The Technology of the Mesolithic bows

Of all European bow woods, elm is inferior only to yew (Taxus baccata), which didn’t spread into these northern parts until the third millennium BC. 

One way of mitigating the risk of breakage in a powerful bow is ‘overbuilding’ – making the limbs broader so that the stress is distributed over a wider surface. Since stress is distributed unevenly in a bent bow – more of it close to the middle and lesser towards the ends – the limbs can be made to taper towards the nocks, reducing their mass and therefore increasing cast, a principle that has been applied in a somewhat extreme way in the child’s bow from Møllegabet. Also, with wide limbs there is no need for a rounded, high-stacked belly.

To ascertain a comfortable grip, and to account for the archer’s paradox, the handle section needs to be narrower and deeper than the limbs, making this part of the bow rigid, and thus preventing it from ‘kicking’ in the hand when shot.

Ringkloster (left) & MollagAbet (right)

Stone tools are less efficient than metal ones, which is beneficial in that they reduce the risk of removing too much material unintentionally. On the other hand, they make bow building a tiring, arduous and time-consuming exercise. Therefore, a bowyer would naturally strive to keep the amount of work applied to a single stave as limited as possible.

This includes using a trunk of comparatively small diameter, and utilising its de-barked, but otherwise untouched, natural surface as the rounded back of the bow-to-be while removing material only from the belly. This method also makes sure the outer growth ring is not damaged, a fact that further reduces the risk of breakage under tensile stress.

Mesolithic bows with growth rings still visible show that this method was the common way of building a wide-limbed flat-bow from straight, knot-free elm trunks of small diameter that had grown slowly in the shade, thus producing a very narrow grain.

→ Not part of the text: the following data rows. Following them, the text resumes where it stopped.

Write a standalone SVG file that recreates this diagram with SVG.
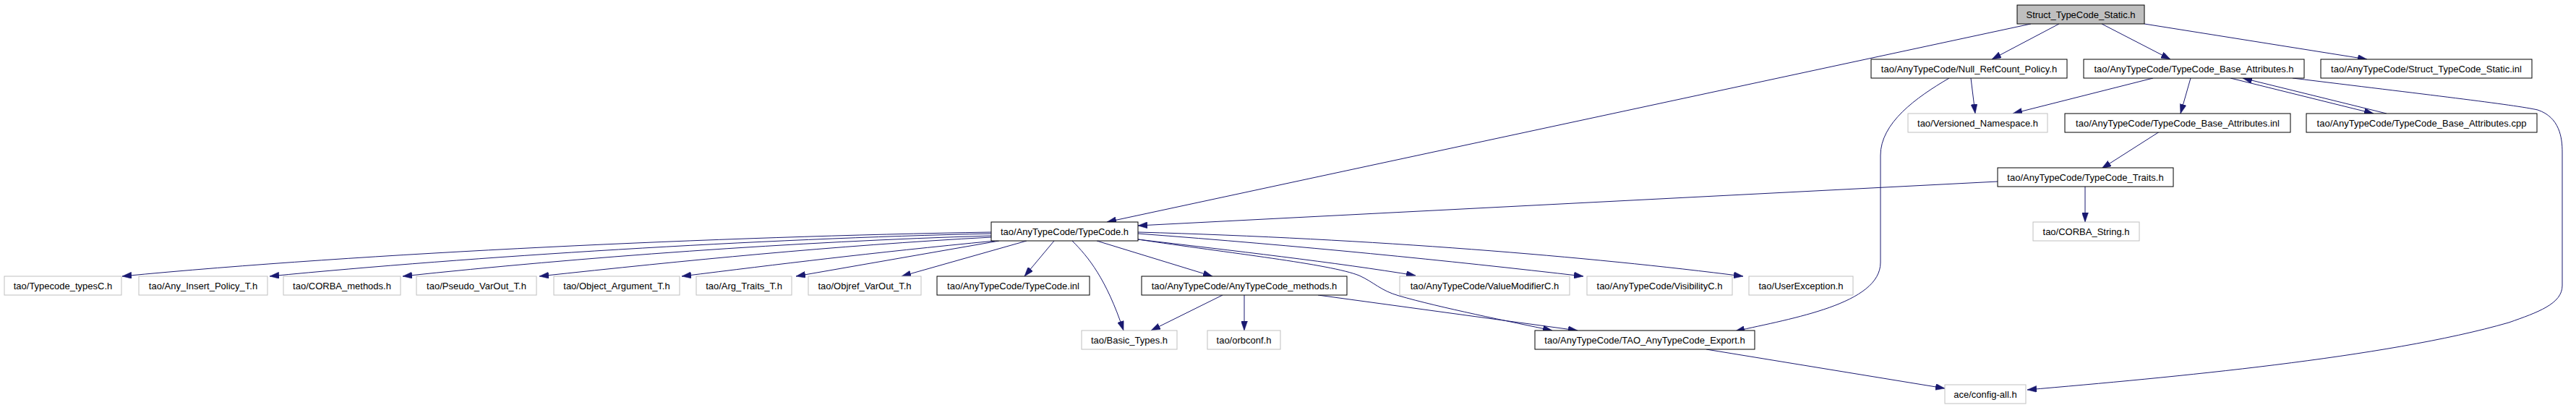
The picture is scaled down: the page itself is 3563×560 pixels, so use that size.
<svg xmlns="http://www.w3.org/2000/svg" width="3563" height="560" viewBox="0 0 3563 560">
<style>
.n rect{fill:#ffffff;stroke:#000000;stroke-width:1}
.u rect{fill:#ffffff;stroke:#bfbfbf;stroke-width:1}
.r rect{fill:#bfbfbf;stroke:#000000;stroke-width:1}
text{font-family:"Liberation Sans",Arial,Helvetica,sans-serif;font-size:13px;fill:#000000;text-anchor:middle}
#edges path{fill:none;stroke:#191970;stroke-width:1;marker-end:url(#arr)}
</style>
<defs>
<marker id="arr" markerWidth="13" markerHeight="9" refX="13" refY="4.5" orient="auto" markerUnits="userSpaceOnUse"><path d="M0,0 L13,4.5 L0,9 z" fill="#191970" stroke="#191970" stroke-width="0.5"/></marker>
</defs>
<rect width="3563" height="560" fill="#ffffff"/>
<g id="edges">
<path d="M2809,33 L1531,307"/>
<path d="M2848,33 L2755,82"/>
<path d="M2907,33 L3002,82"/>
<path d="M2966,33 L3274,82"/>
<path d="M2726,108 L2732,157"/>
<path d="M2696,108 C2650,135 2601,170 2601,215 L2601,363 C2601,420 2480,440 2400,458"/>
<path d="M2978,108 L2784,157"/>
<path d="M3030,108 L3016,157"/>
<path d="M3085,108 L3283,157"/>
<path d="M3301,157 L3102,108"/>
<path d="M3171,108 C3350,130 3480,145 3510,152 C3540,162 3544,190 3544,210 L3544,395 C3544,420 3510,432 3470,446 C3300,495 3000,522 2804,539"/>
<path d="M2987,182 L2907,233"/>
<path d="M2763,251 L1574,312"/>
<path d="M2884,258 L2884,307"/>
<path d="M2360,483 L2690,537"/>
<path d="M1371,321 C1000,327 500,350 169,382"/>
<path d="M1371,323 C1050,330 650,355 373,382"/>
<path d="M1371,326 C1100,334 800,356 557,382"/>
<path d="M1371,328 C1150,340 950,360 746,382"/>
<path d="M1376,333 C1200,350 1080,365 943,382"/>
<path d="M1382,333 L1101,382"/>
<path d="M1420,333 L1247,382"/>
<path d="M1458,333 L1417,382"/>
<path d="M1483,333 C1505,355 1530,385 1554,457"/>
<path d="M1517,333 L1677,382"/>
<path d="M1574,331 C1700,346 1850,363 1958,381"/>
<path d="M1574,323 C1800,340 2000,360 2190,382"/>
<path d="M1574,321 C1900,330 2200,355 2411,382"/>
<path d="M1574,331 C1700,350 1840,365 1880,381 C1900,390 1910,402 1935,409 C1990,425 2090,445 2147,457"/>
<path d="M1691,408 L1592,457"/>
<path d="M1721,408 L1721,457"/>
<path d="M1823,408 L2182,457"/>
</g>
<g id="node-struct-typecode-static-h" class="r"><rect x="2790" y="7" width="176" height="26"/><text x="2878" y="24.5">Struct_TypeCode_Static.h</text></g>
<g id="node-null-refcount-policy" class="n"><rect x="2588" y="82" width="271" height="26"/><text x="2723.5" y="99.5">tao/AnyTypeCode/Null_RefCount_Policy.h</text></g>
<g id="node-typecode-base-attributes-h" class="n"><rect x="2882" y="82" width="305" height="26"/><text x="3034.5" y="99.5">tao/AnyTypeCode/TypeCode_Base_Attributes.h</text></g>
<g id="node-struct-typecode-static-inl" class="n"><rect x="3210" y="82" width="292" height="26"/><text x="3356" y="99.5">tao/AnyTypeCode/Struct_TypeCode_Static.inl</text></g>
<g id="node-versioned-namespace" class="u"><rect x="2639" y="157" width="193" height="26"/><text x="2735.5" y="174.5">tao/Versioned_Namespace.h</text></g>
<g id="node-typecode-base-attributes-inl" class="n"><rect x="2856" y="157" width="312" height="26"/><text x="3012" y="174.5">tao/AnyTypeCode/TypeCode_Base_Attributes.inl</text></g>
<g id="node-typecode-base-attributes-cpp" class="n"><rect x="3190" y="157" width="319" height="26"/><text x="3349.5" y="174.5">tao/AnyTypeCode/TypeCode_Base_Attributes.cpp</text></g>
<g id="node-typecode-traits" class="n"><rect x="2763" y="232" width="243" height="26"/><text x="2884.5" y="249.5">tao/AnyTypeCode/TypeCode_Traits.h</text></g>
<g id="node-typecode-h" class="n"><rect x="1371" y="307" width="203" height="26"/><text x="1472.5" y="324.5">tao/AnyTypeCode/TypeCode.h</text></g>
<g id="node-corba-string" class="u"><rect x="2812" y="307" width="147" height="26"/><text x="2885.5" y="324.5">tao/CORBA_String.h</text></g>
<g id="node-typecode-typesc" class="u"><rect x="6" y="382" width="162" height="26"/><text x="87" y="399.5">tao/Typecode_typesC.h</text></g>
<g id="node-any-insert-policy" class="u"><rect x="192" y="382" width="178" height="26"/><text x="281" y="399.5">tao/Any_Insert_Policy_T.h</text></g>
<g id="node-corba-methods" class="u"><rect x="392" y="382" width="162" height="26"/><text x="473" y="399.5">tao/CORBA_methods.h</text></g>
<g id="node-pseudo-varout" class="u"><rect x="576" y="382" width="166" height="26"/><text x="659" y="399.5">tao/Pseudo_VarOut_T.h</text></g>
<g id="node-object-argument" class="u"><rect x="766" y="382" width="174" height="26"/><text x="853" y="399.5">tao/Object_Argument_T.h</text></g>
<g id="node-arg-traits" class="u"><rect x="963" y="382" width="132" height="26"/><text x="1029" y="399.5">tao/Arg_Traits_T.h</text></g>
<g id="node-objref-varout" class="u"><rect x="1118" y="382" width="156" height="26"/><text x="1196" y="399.5">tao/Objref_VarOut_T.h</text></g>
<g id="node-typecode-inl" class="n"><rect x="1296" y="382" width="211" height="26"/><text x="1401.5" y="399.5">tao/AnyTypeCode/TypeCode.inl</text></g>
<g id="node-anytypecode-methods" class="n"><rect x="1579" y="382" width="284" height="26"/><text x="1721" y="399.5">tao/AnyTypeCode/AnyTypeCode_methods.h</text></g>
<g id="node-valuemodifierc" class="u"><rect x="1936" y="382" width="235" height="26"/><text x="2053.5" y="399.5">tao/AnyTypeCode/ValueModifierC.h</text></g>
<g id="node-visibilityc" class="u"><rect x="2195" y="382" width="201" height="26"/><text x="2295.5" y="399.5">tao/AnyTypeCode/VisibilityC.h</text></g>
<g id="node-userexception" class="u"><rect x="2419" y="382" width="144" height="26"/><text x="2491" y="399.5">tao/UserException.h</text></g>
<g id="node-basic-types" class="u"><rect x="1496" y="457" width="132" height="26"/><text x="1562" y="474.5">tao/Basic_Types.h</text></g>
<g id="node-orbconf" class="u"><rect x="1670" y="457" width="101" height="26"/><text x="1720.5" y="474.5">tao/orbconf.h</text></g>
<g id="node-tao-anytypecode-export" class="n"><rect x="2123" y="457" width="304" height="26"/><text x="2275" y="474.5">tao/AnyTypeCode/TAO_AnyTypeCode_Export.h</text></g>
<g id="node-config-all" class="u"><rect x="2690" y="532" width="112" height="26"/><text x="2746" y="549.5">ace/config-all.h</text></g>
</svg>
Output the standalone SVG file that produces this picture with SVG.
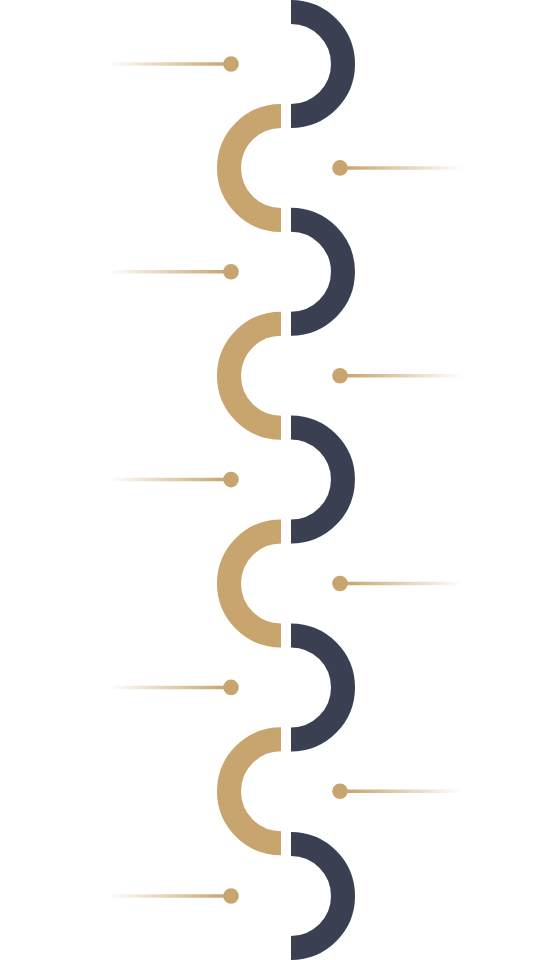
<svg xmlns="http://www.w3.org/2000/svg" width="560" height="960" viewBox="0 0 560 960">
<defs>
<linearGradient id="gl" gradientUnits="userSpaceOnUse" x1="108" y1="0" x2="226" y2="0">
<stop offset="0" stop-color="#C8A46E" stop-opacity="0"/>
<stop offset="1" stop-color="#C8A46E" stop-opacity="1"/>
</linearGradient>
<linearGradient id="gr" gradientUnits="userSpaceOnUse" x1="345" y1="0" x2="463" y2="0">
<stop offset="0" stop-color="#C8A46E" stop-opacity="1"/>
<stop offset="1" stop-color="#C8A46E" stop-opacity="0"/>
</linearGradient>
<style>
.dark{fill:none;stroke:#3A3F52;stroke-width:24}
.gold{fill:none;stroke:#C8A46E;stroke-width:24}
.ll{stroke:url(#gl);stroke-width:3.5}
.lr{stroke:url(#gr);stroke-width:3.5}
.dot{fill:#C8A46E}
</style>
</defs>
<g id="ring1"><path class="dark" d="M291 12 A52 52 0 0 1 291 116"/></g>
<g id="ring2"><path class="gold" d="M281 115.9 A52 52 0 0 0 281 219.9"/></g>
<g id="ring3"><path class="dark" d="M291 219.8 A52 52 0 0 1 291 323.8"/></g>
<g id="ring4"><path class="gold" d="M281 323.7 A52 52 0 0 0 281 427.7"/></g>
<g id="ring5"><path class="dark" d="M291 427.6 A52 52 0 0 1 291 531.6"/></g>
<g id="ring6"><path class="gold" d="M281 531.5 A52 52 0 0 0 281 635.5"/></g>
<g id="ring7"><path class="dark" d="M291 635.4 A52 52 0 0 1 291 739.4"/></g>
<g id="ring8"><path class="gold" d="M281 739.3 A52 52 0 0 0 281 843.3"/></g>
<g id="ring9"><path class="dark" d="M291 844 A52 52 0 0 1 291 948"/></g>
<g id="connectors">
<line class="ll" x1="108" y1="64" x2="231" y2="64"/>
<line class="lr" x1="340" y1="167.9" x2="463" y2="167.9"/>
<line class="ll" x1="108" y1="271.8" x2="231" y2="271.8"/>
<line class="lr" x1="340" y1="375.7" x2="463" y2="375.7"/>
<line class="ll" x1="108" y1="479.6" x2="231" y2="479.6"/>
<line class="lr" x1="340" y1="583.5" x2="463" y2="583.5"/>
<line class="ll" x1="108" y1="687.4" x2="231" y2="687.4"/>
<line class="lr" x1="340" y1="791.3" x2="463" y2="791.3"/>
<line class="ll" x1="108" y1="896" x2="231" y2="896"/>
</g>
<g id="dots">
<circle class="dot" cx="231" cy="64" r="7.8"/>
<circle class="dot" cx="340" cy="167.9" r="7.8"/>
<circle class="dot" cx="231" cy="271.8" r="7.8"/>
<circle class="dot" cx="340" cy="375.7" r="7.8"/>
<circle class="dot" cx="231" cy="479.6" r="7.8"/>
<circle class="dot" cx="340" cy="583.5" r="7.8"/>
<circle class="dot" cx="231" cy="687.4" r="7.8"/>
<circle class="dot" cx="340" cy="791.3" r="7.8"/>
<circle class="dot" cx="231" cy="896" r="7.8"/>
</g>
</svg>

The Mesolithic bowyers obviously made use of the best bow wood available to them in the most efficient manner. This probably goes a long way to explain why bows of Holmegård design have been in use for (at least) roughly 5,000 years in an area that seems to cover Denmark, northern Germany and the Netherlands, and perhaps other regions as well. In fact, the Holmegård design and its variations seem to have been so successful that even when yew wood became available in northern Europe, bowyers made use of the new material but kept the ‘traditional’ shape. 

The Holmegård-type bow had its heyday from circa 6,500 BC to circa 1,700 BC, when it dominated the northern scene as the superior and most sophisticated weapon for hunting and perhaps warfare as well. As is so often the case with archaeology, we know not where it originally came from, or who first invented it, and we don’t know the reasons why it fell into disuse after approximately 5,000 years of a successful career. Fortunately though, we have a number of artefacts speaking to us of a time at the very dawn of archery history.